### Task directions
Transcribe all of the material below word for word and leave out its pictures.

-------------------------

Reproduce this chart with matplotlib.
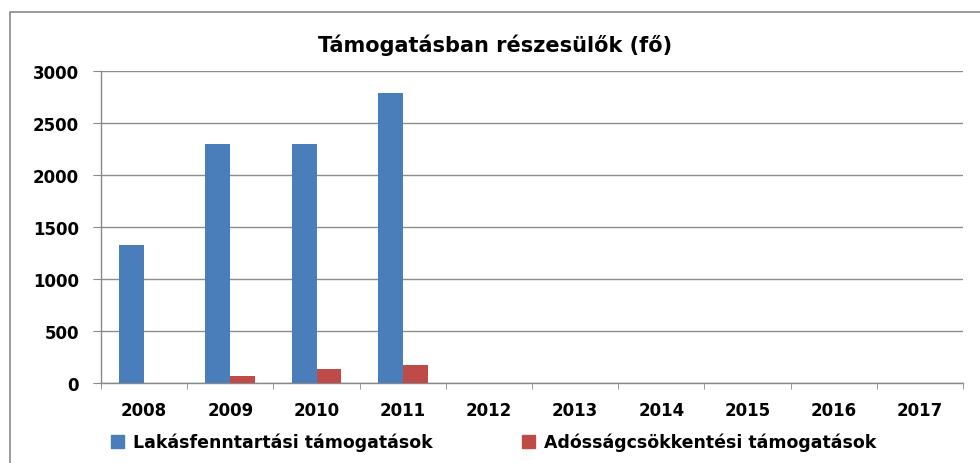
import matplotlib
matplotlib.use("Agg")
import matplotlib.pyplot as plt
import numpy as np
from matplotlib.patches import Rectangle

years = ["2008", "2009", "2010", "2011", "2012", "2013", "2014", "2015", "2016", "2017"]
lakas = [1330, 2300, 2300, 2790, 0, 0, 0, 0, 0, 0]
adossag = [0, 70, 130, 175, 0, 0, 0, 0, 0, 0]
series_names = ["Lakásfenntartási támogatások", "Adósságcsökkentési támogatások"]
title = "Támogatásban részesülők (fő)"
yticks = [0, 500, 1000, 1500, 2000, 2500, 3000]

blue = "#4A7EBB"
red = "#BE4B48"
tick_fs = 12

fig = plt.figure(figsize=(9.8, 4.64), dpi=100)
fig.patch.set_facecolor("white")

# outer chart border
fig.add_artist(Rectangle((10 / 980, -0.05), 1.0, 1 - 13 / 464 + 0.05,
                         transform=fig.transFigure, fill=False,
                         edgecolor="#8a8a8a", linewidth=1.2))

ax = fig.add_axes([101 / 980, 1 - 384 / 464, (963 - 101) / 980, (384 - 72) / 464])
x = np.arange(len(years))
w = 0.29
ax.bar(x - w / 2, lakas, width=w, color=blue, label=series_names[0], zorder=3)
ax.bar(x + w / 2, adossag, width=w, color=red, label=series_names[1], zorder=3)

ax.set_xlim(-0.5, len(years) - 0.5)
ax.set_ylim(0, 3000)
ax.set_yticks(yticks)
ax.set_yticklabels([str(v) for v in yticks], fontsize=tick_fs, fontweight="bold")
ax.set_xticks(x)
ax.set_xticklabels(years, fontsize=tick_fs, fontweight="bold")
ax.set_xticks(np.arange(len(years) + 1) - 0.5, minor=True)
ax.tick_params(axis="x", which="major", length=0, pad=13)
ax.tick_params(axis="x", which="minor", length=4, color="#888888", direction="out")
ax.tick_params(axis="y", length=6, color="#888888", pad=10)
ax.grid(axis="y", color="#8c8c8c", linewidth=1.0, zorder=0)
for s in ["top", "right"]:
    ax.spines[s].set_visible(False)
for s in ["left", "bottom"]:
    ax.spines[s].set_color("#888888")
    ax.spines[s].set_linewidth(1.0)

fig.text(495 / 980, 1 - 45 / 464, title, ha="center", va="center",
         fontsize=15, fontweight="bold")

leg_y = 1 - 443 / 464
for handle_color, name, x0 in [(blue, series_names[0], 111), (red, series_names[1], 522)]:
    h = Rectangle((0, 0), 1, 1, color=handle_color)
    fig.legend([h], [name], loc="center left", bbox_to_anchor=(x0 / 980, leg_y),
               frameon=False, prop={"weight": "bold", "size": 12.5},
               borderpad=0, borderaxespad=0,
               handlelength=0.75, handleheight=0.75, handletextpad=0.5)

fig.savefig("out.png", dpi=100, facecolor="white")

-------------------------

### Worked solution
Reproduce this chart with matplotlib.
import matplotlib
matplotlib.use("Agg")
import matplotlib.pyplot as plt
import numpy as np
from matplotlib.patches import Rectangle

years = ["2008", "2009", "2010", "2011", "2012", "2013", "2014", "2015", "2016", "2017"]
lakas = [1330, 2300, 2300, 2790, 0, 0, 0, 0, 0, 0]
adossag = [0, 70, 130, 175, 0, 0, 0, 0, 0, 0]
series_names = ["Lakásfenntartási támogatások", "Adósságcsökkentési támogatások"]
title = "Támogatásban részesülők (fő)"
yticks = [0, 500, 1000, 1500, 2000, 2500, 3000]

blue = "#4A7EBB"
red = "#BE4B48"
tick_fs = 12

fig = plt.figure(figsize=(9.8, 4.64), dpi=100)
fig.patch.set_facecolor("white")

# outer chart border
fig.add_artist(Rectangle((10 / 980, -0.05), 1.0, 1 - 13 / 464 + 0.05,
                         transform=fig.transFigure, fill=False,
                         edgecolor="#8a8a8a", linewidth=1.2))

ax = fig.add_axes([101 / 980, 1 - 384 / 464, (963 - 101) / 980, (384 - 72) / 464])
x = np.arange(len(years))
w = 0.29
ax.bar(x - w / 2, lakas, width=w, color=blue, label=series_names[0], zorder=3)
ax.bar(x + w / 2, adossag, width=w, color=red, label=series_names[1], zorder=3)

ax.set_xlim(-0.5, len(years) - 0.5)
ax.set_ylim(0, 3000)
ax.set_yticks(yticks)
ax.set_yticklabels([str(v) for v in yticks], fontsize=tick_fs, fontweight="bold")
ax.set_xticks(x)
ax.set_xticklabels(years, fontsize=tick_fs, fontweight="bold")
ax.set_xticks(np.arange(len(years) + 1) - 0.5, minor=True)
ax.tick_params(axis="x", which="major", length=0, pad=13)
ax.tick_params(axis="x", which="minor", length=4, color="#888888", direction="out")
ax.tick_params(axis="y", length=6, color="#888888", pad=10)
ax.grid(axis="y", color="#8c8c8c", linewidth=1.0, zorder=0)
for s in ["top", "right"]:
    ax.spines[s].set_visible(False)
for s in ["left", "bottom"]:
    ax.spines[s].set_color("#888888")
    ax.spines[s].set_linewidth(1.0)

fig.text(495 / 980, 1 - 45 / 464, title, ha="center", va="center",
         fontsize=15, fontweight="bold")

leg_y = 1 - 443 / 464
for handle_color, name, x0 in [(blue, series_names[0], 111), (red, series_names[1], 522)]:
    h = Rectangle((0, 0), 1, 1, color=handle_color)
    fig.legend([h], [name], loc="center left", bbox_to_anchor=(x0 / 980, leg_y),
               frameon=False, prop={"weight": "bold", "size": 12.5},
               borderpad=0, borderaxespad=0,
               handlelength=0.75, handleheight=0.75, handletextpad=0.5)

fig.savefig("out.png", dpi=100, facecolor="white")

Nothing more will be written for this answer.